1. Herman M. Somers, Presidential Agency: The Office of War Mobilization and Reconversion (Cambridge: Harvard University Press, 1950), 35.

2. One of these was Roosevelt himself. Herman Somers argues that the creation of the Office of War Mobilization was neither driven by personality conflicts nor by military-civilian rivalry. It was that no one short of the president could make decisions across so many agencies and departments, therefore an assistant president who could do so was essential if Roosevelt was to focus on grand strategy. "The government lacked a place where, within a reasonable time, a synthesis could emerge from the struggle" (Somers 38-40). Koistinen argues that Roosevelt created the Office of War Mobilization because he was suffering heat from the [John H.] Tolan Committee (House Select Committee Investigating National Defense and the[James E.] Murray Committee (Senate Special Committee to Study and Survey the Problems of American Small Business). These committees called for centralization of the mobilization process. Koistinen, without documentation, asserts that Byrnes's "most important task became that of guarding the industry-military production team that had come to dominate the [War Production Board]. This protective role was clearly evident in two areas: the mobilization of manpower and the controversy over reconversion." In the case of the former, Koistinen argues, Byrnes acted to ensure that "industry and the armed services needs would be met without a large labor influence," and on the latter Byrnes generally sided with the military to delay it as long as possible [Paul A. C. Koistinen, "Warfare and Power Relations in America: Mobilizing the World War II Economy," in James Titus, ed., The Home Front and War in the Twentieth Century: The American Experience in Comparative Perspective: Proceedings of the Tenth Air Force Academy Military History Symposium (Washington, DC: Office of Air Force History, 1984), 99].

3. Emergency Management of the National Economy: Vol. XIX Administration of Mobilization WWII, hereafter cited as ICAF (Washington, DC: Industrial College of the Armed Forces, 1954), 119-123. On 25 May 1943 the New York Times editorialized: "Intramural bickering and inter-bureau politics are moving to a new high point in bitterness with energy that might be devoted to outdoing the Axis being turned by subordinate officials to undoing one another" (Somers, 33, 34). Nelson underwent the humiliation of one of his division heads, Joseph Weiner, Civilian Supply Division, testifying before a congressional committee against Nelson's leadership and administration. Nelson had recently fired one his most senior officials, Ferdinand Eberstadt who had come to the War Production Board from the Army and Navy Munitions Board, and many people from the War Production Board resigned in sympathy with Eberstadt (who was seen by Nelson as undermining his position by favoring military control of industrial mobilization). Somers continues, by mid-1943 "the conflicts among agencies . . . reached the stage of public scandal."

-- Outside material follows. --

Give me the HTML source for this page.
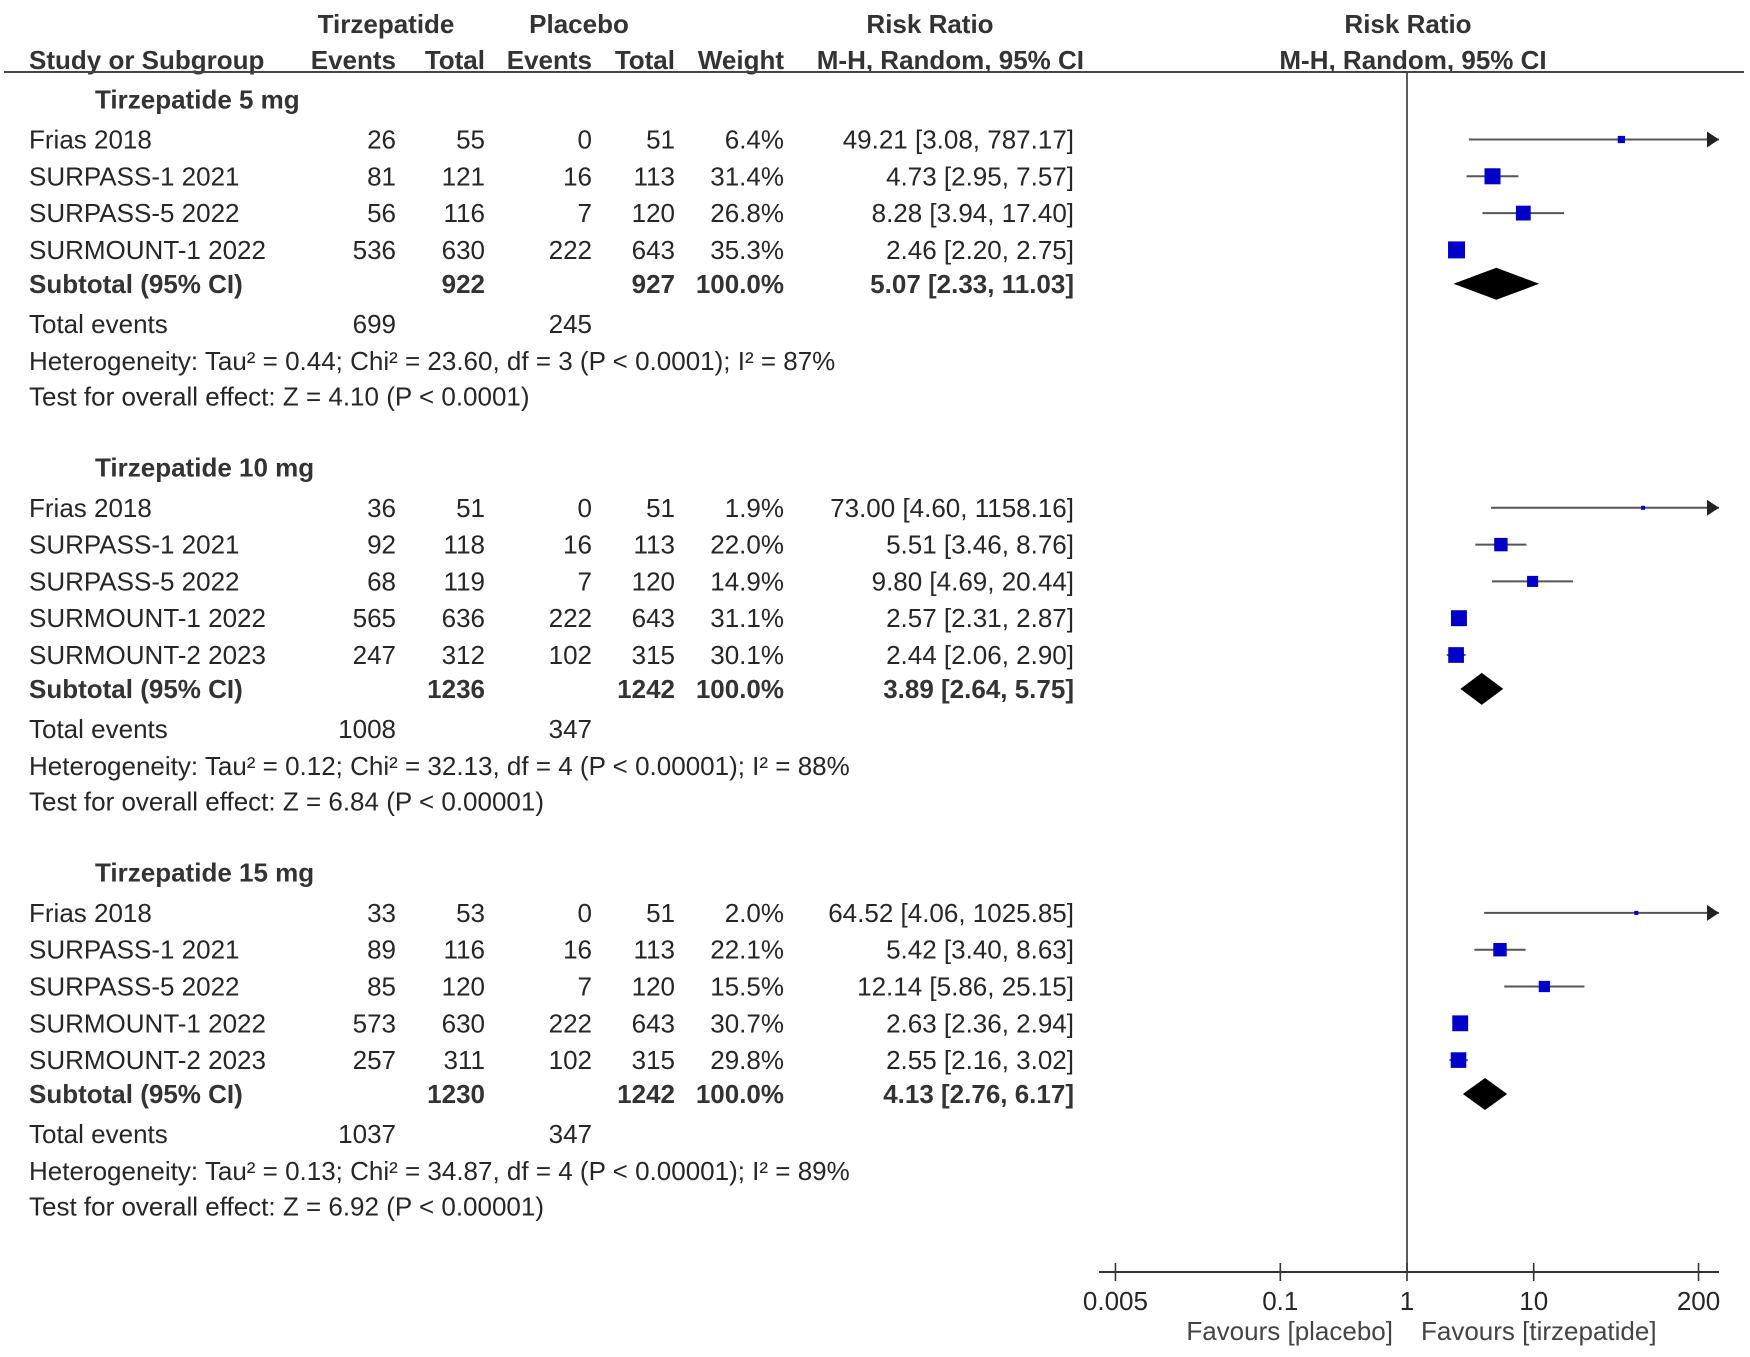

4. The situation demanded the creation of the arms czar that Roosevelt had avoided since August 1939. It was not the president's style to appoint an assistant president, and the Congress usually avoided permitting such powers to unelected officials, but when the Office of War Mobilization was created, most people applauded because the need for this type of authority had become widely recognized (Somers, 5). Roosevelt wrote Byrnes in January 1944 in answer to a request by Byrnes to have his powers augmented by being permitted to take over the War Production Board. The president turned him down, but told him: "As you know you are indispensable on the handling and the actual settling of scores of problems which are constantly arising." [David Robertson, Sly and Able: A Political Biography of James F. Byrnes (New York: Norton, 1994), 322; Executive Order 9347, 27 May 1943, cited in Somers, 47-51].

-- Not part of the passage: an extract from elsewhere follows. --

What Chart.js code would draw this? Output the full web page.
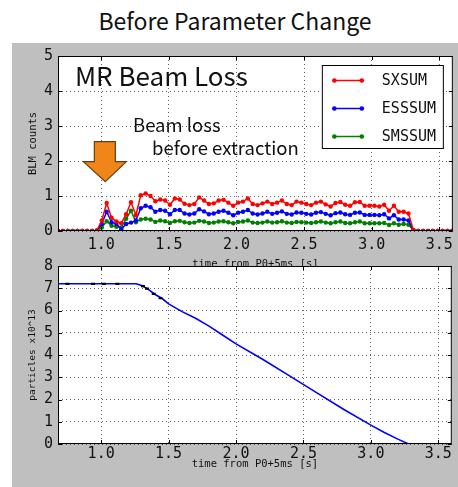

5. ICAF, 104-110. Byrnes wrote: "The fight to hold wages and prices was a bitter struggle. It was a struggle against the desires of the producers to obtain increased prices and of workers to win increased wages. Senators, representatives, labor leaders, businessmen, farmers, and spokesmen for groups of all kinds would present their special case. Whenever they could, they would go to the President to present their complaint" [James F. Byrnes, Speaking Frankly (New York: Harper Brothers, 1947), 19]. The Bureau of the Budget was heavily involved in economic policy too, and its powers were vastly expanded during the war. See Industrial College of the Armed Forces, 93-97. But the relationship between the Office of Economic Stabilization and the Bureau of the Budget was not friction free. Byrnes inevitably engaged in formulating policy that, prior to his appointment, was the province of the Budget Bureau, and Bureau Director Harold D. Smith challenged Byrnes's authority. But Byrnes had proximity-being located in the White House. He was also a long-time Roosevelt confidant-one who Roosevelt liked to call a BC-that is, a Roosevelt supporter for the Democratic party nomination for president Before the 1932 national democratic convention in Chicago.

6. Somers, 35. Quote is from the Byrnes drafted Executive Order 9250, 3 October 1942. Byrnes, 17. Byrnes succeeded in that inflation was dampened better than in previous wars. While the cost of living had risen rapidly in the first year of the war, from April 1943 to September 1945 it rose only another 4.8 percent. Koistinen notes that farmers and industrialists greatly benefited from the war, but that laborers made the least gains. Koistinen 98, 99. Byrnes was really at home in this venue. He had overseen the legislative passage of the Administrative Reorganization Act of 1939 which permitted Roosevelt to establish dozens of agencies and bureaus like the Office of Economic Stabilization, the War Production Board and the Office of War Mobilization before and during World War II. The law removed from congressional oversight and centralized within the Executive Office agencies essential for the war effort. See David Robertson, Sly and Able: A Political Biography of James F. Byrnes (New York: Norton, 1994), 290.

7. Somers, 66-70.

8. Somers, 118-121.

9. Somers, 47-51. 203-233.

10. Somers, 70-75.

11. Somers, 63-64.

12. Somers, 51-54, 80-81; Marvin A. Kreidberg and Merton G. Henry, History of Military Mobilization in the United States Army, 1775-1945 (Washington, DC: Headquarters, U.S. Army, 1955), 687.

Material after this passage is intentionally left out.